(Patriot Command Center) Sometimes valiant and noble efforts are rebuffed by forces that feed on darkness. The planned failure of the DOGE initiative was destined to fail from its inception!
When Elon Musk launched the Department of Government Efficiency, dubbed DOGE by admirers and critics alike, many thought it might finally be the moment America’s bloated federal machinery would meet its match. Here was the world’s most celebrated entrepreneur, a man who had upended industries as disparate as electric vehicles and rocketry, turning his attention to the inefficiency and waste that so many taxpayers resent.
Yet in the end, DOGE failed to deliver the sweeping cuts or transformative reforms its founder envisioned. Not because Musk lacked vision, willpower, or genius, but because the bloated federal government is designed to resist precisely the kind of radical productivity gains and cost discipline that have made Musk successful in private enterprise.
In announcing DOGE’s retreat, Musk himself summed up the dilemma: “Accelerating GDP growth is essential. DOGE has and will do tremendous work to postpone the day of bankruptcy of America, but the profligacy of government means that only radical improvements in productivity can save our country.”
Why couldn’t even Musk bend Washington to his will? Musk is a brilliant businessman but not a bureaucrat! To understand DOGE’s fate, we must first acknowledge that government is a fundamentally different animal from a profit-driven company.
In the marketplace, success is measured by profit and loss, the clearest signals of value creation or destruction. A business leader can cut costs, streamline operations, and see immediately whether customers are happier and shareholders are richer.
But in government, there is no profit-loss mechanism. A federal agency does not produce a good that consumers can freely reject. It operates under political incentives: regulations, entitlements, and appropriations negotiated among thousands of interests. A bureaucrat’s performance is judged not by market feedback but by compliance with rules and satisfaction with political patrons.
It is an ever-consuming leviathan of indulgence with an unlimited appetite and the ability to satiate itself on the taxes of the people.
DOGE’s efforts to “find fraud and waste” may have yielded headlines, but in budgetary terms the sums were rounding errors. Musk’s proposals to downsize agencies like USAID or the Department of Education were quickly undone in Congress. And even where cost savings were possible, vested interests rose to defend their funding streams.
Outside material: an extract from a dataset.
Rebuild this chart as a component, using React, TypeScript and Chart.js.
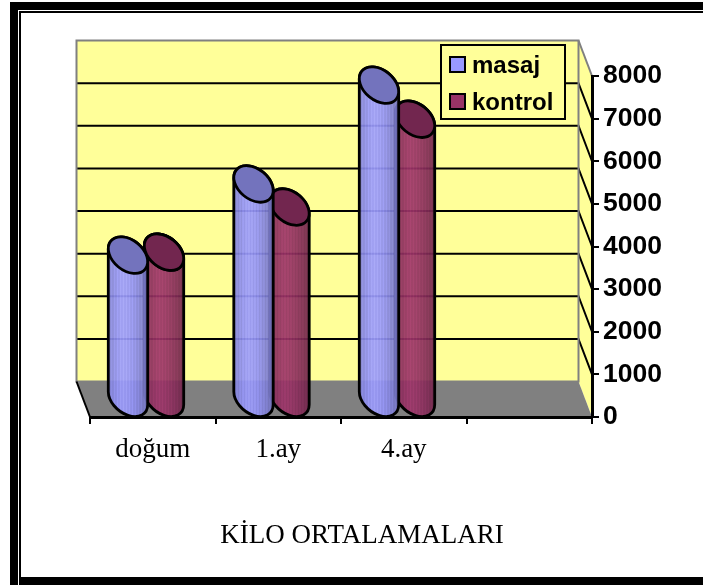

Congressional politics revolves around what political scientists call pork-barrel spending. Legislators get reelected by directing federal dollars to their districts, whether for highways, subsidies, or defense contracts. The more a representative can secure, the more popular he becomes at home. That is why the “Big, Beautiful Bill” that passed in the House contained no meaningful DOGE cuts. Instead, it refunded many of the same programs Musk targeted.
The issue is not a flaw or corruption in the system; it is the system. As long as voters reward politicians who deliver benefits, and as long as legislators see debt as a distant problem, spending will expand inexorably.
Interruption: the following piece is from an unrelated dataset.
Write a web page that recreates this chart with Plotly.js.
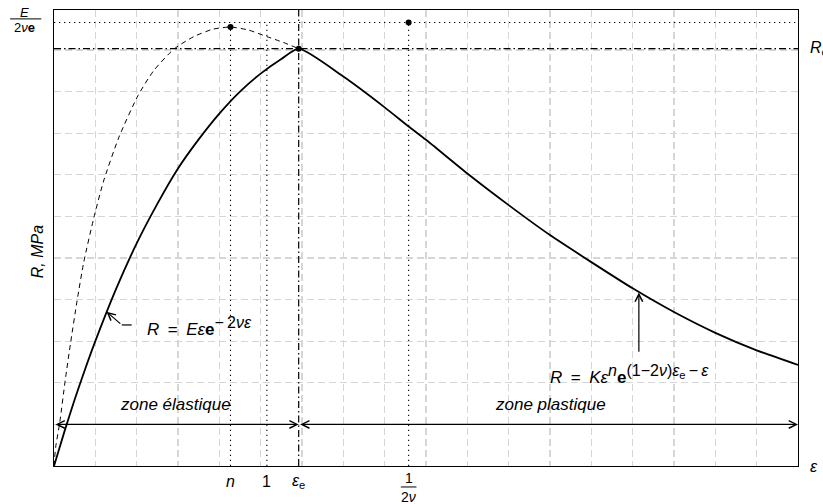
<!DOCTYPE html>
<html><head><meta charset="utf-8">
<script src="https://cdn.plot.ly/plotly-3.0.1.min.js"></script>
<style>html,body{margin:0;padding:0;background:#fff}</style>
</head><body><div id="chart" style="width:823px;height:504px"></div>
<script>
// ---- data (grid units) ----
const elasticEps = [0, 0.25, 0.5, 0.75, 1, 1.5, 2, 2.5, 3, 3.5, 4, 4.5, 5, 5.5, 5.92];
const elasticR   = [0, 0.82, 1.6, 2.32, 3.0, 4.25, 5.35, 6.3, 7.15, 7.85, 8.47, 9.0, 9.43, 9.78, 10.03];
const plasticEps = [5.92, 7.0, 8.0, 8.58, 9.0, 10.0, 11.0, 12.0, 13.0, 14.0, 15.0, 16.0, 17.0, 18.0];
const plasticR   = [10.03, 9.36, 8.62, 8.16, 7.84, 7.03, 6.27, 5.55, 4.9, 4.27, 3.7, 3.2, 2.78, 2.43];
const dashedEps  = [0, 0.04, 0.14, 0.27, 0.4, 0.56, 0.72, 0.96, 1.2, 1.57, 2.03, 2.41, 2.9, 3.38, 3.85, 4.27, 4.7, 5.15, 5.55, 5.92];
const dashedR    = [0, 0.45, 1.05, 2.05, 2.95, 3.98, 4.9, 5.95, 6.85, 7.9, 8.9, 9.5, 10.02, 10.32, 10.5, 10.55, 10.48, 10.32, 10.18, 10.03];

// reference abscissae: n, 1, eps_e, 1/(2 nu)
const refEps = [4.27, 5.15, 5.92, 8.58];
const refLabels = ['<i>n</i>', '1', '<i>ε</i><sub>e</sub>', null];
const peakR = 10.66;       // E/(2 nu e)
const yieldR = 10.03;      // R_e
const dashedPeakR = 10.55;
const zoneR = 1.0;
const xMax = 18, yMax = 10.96;

const FONT = 'Liberation Sans, Arial, sans-serif';
const dotStyle = '1.3px,3.7px';
const dashDot = '7px,3px,1.5px,3px';
const EN = '\u2002', TH = '\u2009';
const SUP = s => '<sup><span style="font-size:16px">' + s + '</span></sup>';

const traces = [];
function seg(x, y, dash, w) {
  traces.push({x: x, y: y, type: 'scatter', mode: 'lines', hoverinfo: 'skip', showlegend: false,
    line: {color: 'black', width: w, dash: dash}});
}
seg([0, xMax], [peakR, peakR], dotStyle, 1.1);
seg([0, xMax], [yieldR, yieldR], dashDot, 1.2);
seg([refEps[0], refEps[0]], [0, peakR], dotStyle, 1.1);
seg([refEps[1], refEps[1]], [0, peakR], dotStyle, 1.1);
seg([refEps[2], refEps[2]], [0, yMax], dashDot, 1.2);
seg([refEps[3], refEps[3]], [0, peakR], dotStyle, 1.1);
traces.push({x: dashedEps, y: dashedR, type: 'scatter', mode: 'lines', showlegend: false, hoverinfo: 'skip',
  line: {color: 'black', width: 1, dash: '5px,4px', shape: 'spline', smoothing: 0.6}});
traces.push({x: elasticEps.concat(plasticEps.slice(1)), y: elasticR.concat(plasticR.slice(1)),
  type: 'scatter', mode: 'lines', showlegend: false, hoverinfo: 'skip',
  line: {color: 'black', width: 1.8, shape: 'spline', smoothing: 0.6}});
traces.push({x: [refEps[0], refEps[3], refEps[2]], y: [dashedPeakR, peakR, yieldR], type: 'scatter', mode: 'markers',
  showlegend: false, hoverinfo: 'skip', marker: {color: 'black', size: 6}, cliponaxis: false});

const pxX = v => v / xMax;
const ann = [];
// x tick labels
refEps.forEach((v, i) => {
  if (refLabels[i]) ann.push({x: v, xref: 'x', y: -0.033, yref: 'paper', text: refLabels[i], showarrow: false,
    xanchor: 'center', yanchor: 'middle', font: {family: FONT, size: 16, color: 'black'}});
});
ann.push({x: refEps[3], xref: 'x', y: -0.026, yref: 'paper', text: '1', showarrow: false, xanchor: 'center', yanchor: 'middle', font: {family: FONT, size: 14, color: 'black'}});
ann.push({x: refEps[3], xref: 'x', y: -0.067, yref: 'paper', text: '2<i>ν</i>', showarrow: false, xanchor: 'center', yanchor: 'middle', font: {family: FONT, size: 14, color: 'black'}});
// y label fraction E/(2 nu e)
ann.push({x: -0.039, xref: 'paper', y: 0.9945, yref: 'paper', text: '<i>E</i>', showarrow: false, xanchor: 'center', yanchor: 'middle', font: {family: FONT, size: 13, color: 'black'}});
ann.push({x: -0.039, xref: 'paper', y: 0.9616, yref: 'paper', text: '2<i>ν</i><b>e</b>', showarrow: false, xanchor: 'center', yanchor: 'middle', font: {family: FONT, size: 13, color: 'black'}});
// axis titles
ann.push({x: -0.022, xref: 'paper', y: 0.47, yref: 'paper', text: '<i>R, MPa</i>', textangle: -90, showarrow: false, xanchor: 'center', yanchor: 'middle', font: {family: FONT, size: 16, color: 'black'}});
ann.push({x: 1.014, xref: 'paper', y: 0, yref: 'paper', text: '<i>ε</i>', showarrow: false, xanchor: 'left', yanchor: 'middle', font: {family: FONT, size: 16, color: 'black'}});
ann.push({x: 1.014, xref: 'paper', y: yieldR, yref: 'y', text: '<i>R</i><sub>e</sub>', showarrow: false, xanchor: 'left', yanchor: 'middle', font: {family: FONT, size: 16, color: 'black'}});
// formulas
ann.push({x: 2.2, xref: 'x', y: 3.35, yref: 'y',
  text: '<i>R</i>' + EN + '=' + EN + '<i>Eε</i><b>e</b>' + SUP('−' + TH + '2<i>νε</i>'),
  showarrow: false, xanchor: 'left', yanchor: 'middle', font: {family: FONT, size: 17, color: 'black'}});
ann.push({x: 11.95, xref: 'x', y: 2.2, yref: 'y',
  text: '<i>R</i>' + EN + '=' + EN + '<i>Kε</i>' + SUP('<i>n</i>') + '<b>e</b>' + SUP('(1−2<i>ν</i>)<i>ε</i><sub>e</sub>' + TH + '−' + TH + '<i>ε</i>'),
  showarrow: false, xanchor: 'left', yanchor: 'middle', font: {family: FONT, size: 17, color: 'black'}});
// zone labels
ann.push({x: 2.95, xref: 'x', y: 1.47, yref: 'y', text: '<i>zone élastique</i>', showarrow: false, font: {family: FONT, size: 17, color: 'black'}});
ann.push({x: 12.0, xref: 'x', y: 1.47, yref: 'y', text: '<i>zone plastique</i>', showarrow: false, font: {family: FONT, size: 17, color: 'black'}});
// arrows
const arrowBase = {text: '', showarrow: true, arrowhead: 5, arrowsize: 1.25, arrowwidth: 1.2, arrowcolor: 'black', standoff: 0, startstandoff: 0, xref: 'x', yref: 'y', axref: 'x', ayref: 'y'};
ann.push(Object.assign({}, arrowBase, {x: refEps[2], y: zoneR, ax: 0, ay: zoneR, arrowside: 'end+start', startarrowhead: 5, startarrowsize: 1.25}));
ann.push(Object.assign({}, arrowBase, {x: xMax, y: zoneR, ax: refEps[2], ay: zoneR, arrowside: 'end+start', startarrowhead: 5, startarrowsize: 1.25}));
ann.push(Object.assign({}, arrowBase, {x: 1.27, y: 3.71, ax: 1.64, ay: 3.39}));
ann.push(Object.assign({}, arrowBase, {x: 14.15, y: 4.17, ax: 14.15, ay: 2.71}));

const shapes = [
  {type: 'line', xref: 'x', yref: 'y', x0: 1.64, y0: 3.39, x1: 1.88, y1: 3.39, line: {color: 'black', width: 1.2}},
  {type: 'line', xref: 'paper', yref: 'paper', x0: pxX(refEps[3]) - 0.0105, x1: pxX(refEps[3]) + 0.0105, y0: -0.046, y1: -0.046, line: {color: 'black', width: 1}},
  {type: 'line', xref: 'paper', yref: 'paper', x0: -0.059, x1: -0.017, y0: 0.9805, y1: 0.9805, line: {color: 'black', width: 1}}
];

const axisBase = {showgrid: true, gridcolor: '#d6d6d6', gridwidth: 1.2, griddash: '7px,4px', tick0: 0, dtick: 1,
  showticklabels: false, ticks: '', showline: true, mirror: true, linecolor: 'black', linewidth: 1.3, zeroline: false, fixedrange: true};

const layout = {
  width: 823, height: 504,
  margin: {l: 54, r: 25, t: 10, b: 38},
  paper_bgcolor: 'white', plot_bgcolor: 'white',
  xaxis: Object.assign({}, axisBase, {range: [0, xMax]}),
  yaxis: Object.assign({}, axisBase, {range: [0, yMax]}),
  annotations: ann, shapes: shapes, showlegend: false,
  font: {family: FONT, color: 'black'}
};
Plotly.newPlot('chart', traces, layout, {displayModeBar: false, staticPlot: true});
</script></body></html>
Even term limits may force-feed spendaholics to consume more, in greater quantity with heaping proportions, because they know their gorging at the public trough is limited and their reservation will expire.
Look at it this way. Musk’s predicament is hardly unique. Decades ago, some voters imagined Donald Trump, a businessman, would fix Washington through sheer dealmaking. Before that, Ross Perot ran on a similar promise. The fairytale dream of efficiency reoccurs every few election cycles.
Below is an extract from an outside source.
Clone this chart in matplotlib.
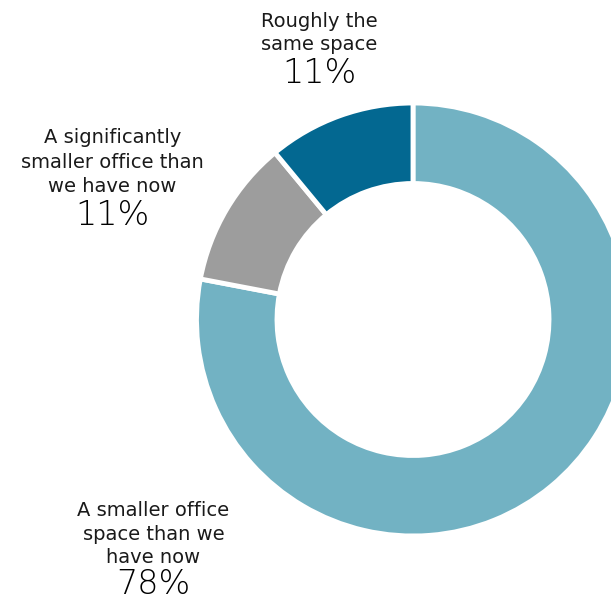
import matplotlib.pyplot as plt

# Survey shares, in clockwise order from 12 o'clock
categories = ["A smaller office space than we have now",
              "A significantly smaller office than we have now",
              "Roughly the same space"]
shares = [78, 11, 11]
colors = ["#72B2C3", "#9D9D9D", "#036891"]

# Label text lines per category (name lines, then percentage)
label_lines = [
    ["A smaller office", "space than we", "have now"],
    ["A significantly", "smaller office than", "we have now"],
    ["Roughly the", "same space"],
]

W, H = 611, 600
fig = plt.figure(figsize=(W / 100, H / 100), dpi=100)
ax = fig.add_axes([0, 0, 1, 1])
ax.set_xlim(0, W)
ax.set_ylim(0, H)
ax.set_aspect("equal")
ax.axis("off")

outer_r = 216.5
inner_r = 136
ax.pie(shares, colors=colors, startangle=90, counterclock=False,
       center=(413, H - 319.5), radius=outer_r,
       wedgeprops=dict(width=outer_r - inner_r, edgecolor="white", linewidth=3.5))
ax.set_xlim(0, W)
ax.set_ylim(0, H)

name_font = "DejaVu Sans"
pct_font = "DejaVu Sans"
# (center x, baselines of name lines in px from top, baseline of percentage)
placements = [
    (153.5, [516, 540, 563], 594),
    (112.5, [143, 168, 192], 225),
    (319, [27, 50], 83),
]
for lines, share, (cx, baselines, pct_base) in zip(label_lines, shares, placements):
    for line, yb in zip(lines, baselines):
        ax.text(cx, H - yb, line, ha="center", va="baseline",
                fontsize=14, family=name_font, color="#1a1a1a")
    ax.text(cx, H - pct_base, f"{share}%", ha="center", va="baseline",
            fontsize=24, family=pct_font, weight="light", color="#000000")

fig.savefig("out.png", dpi=100)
Washington echoes the impossible axiom. “If only someone who understands business were in charge, the government would finally become lean and efficient.”
Government is not designed for efficiency. It is built to mediate competing claims, to spread benefits widely and costs thinly, and to avoid the political pain of saying no. That is why entitlements and defense budgets are held as ‘holy sacrosanct’ for the obese spendaholics. Cutting them, even if it might help balance the books in the long term, triggers immediate hot political backlash that no administration can withstand.
A corporate turnaround can be swift and decisive, laying off workers, exiting bad lines, and refocusing on profitability. A government turnaround triggers protests in fifty states and guarantees electoral annihilation. And so the bureaucracy endures, accumulating mandates and debts, a behemoth collapsing under its contradictions.
DOGE’s planned failure is not a judgment on Musk’s intelligence or ambition. It is a demonstration of how resistant the state is to business logic. Efficiency experts alone cannot “fix” a system that governs hundreds of millions of people and redistributes trillions of dollars.
Let’s face it. Musk’s heart was in the right place, and his bold and noble effort was cheered on by all thrifty-minded Americans, but the Washington swamp leviathan knew from day one his effort must fail. Washington will spare no cost to force DOGE to fail, regardless of what it takes or how expensive it becomes.
Elon Musk, more than almost anyone alive, has shown how to create wealth, cut costs, and expand human possibility. But no entrepreneur, however visionary, can rewire the incentives of a system that rewards spending over saving.
Final Word: The bureaucratic leviathan ate the richest man in the world for breakfast but left enough of him intact so he can keep paying his taxes.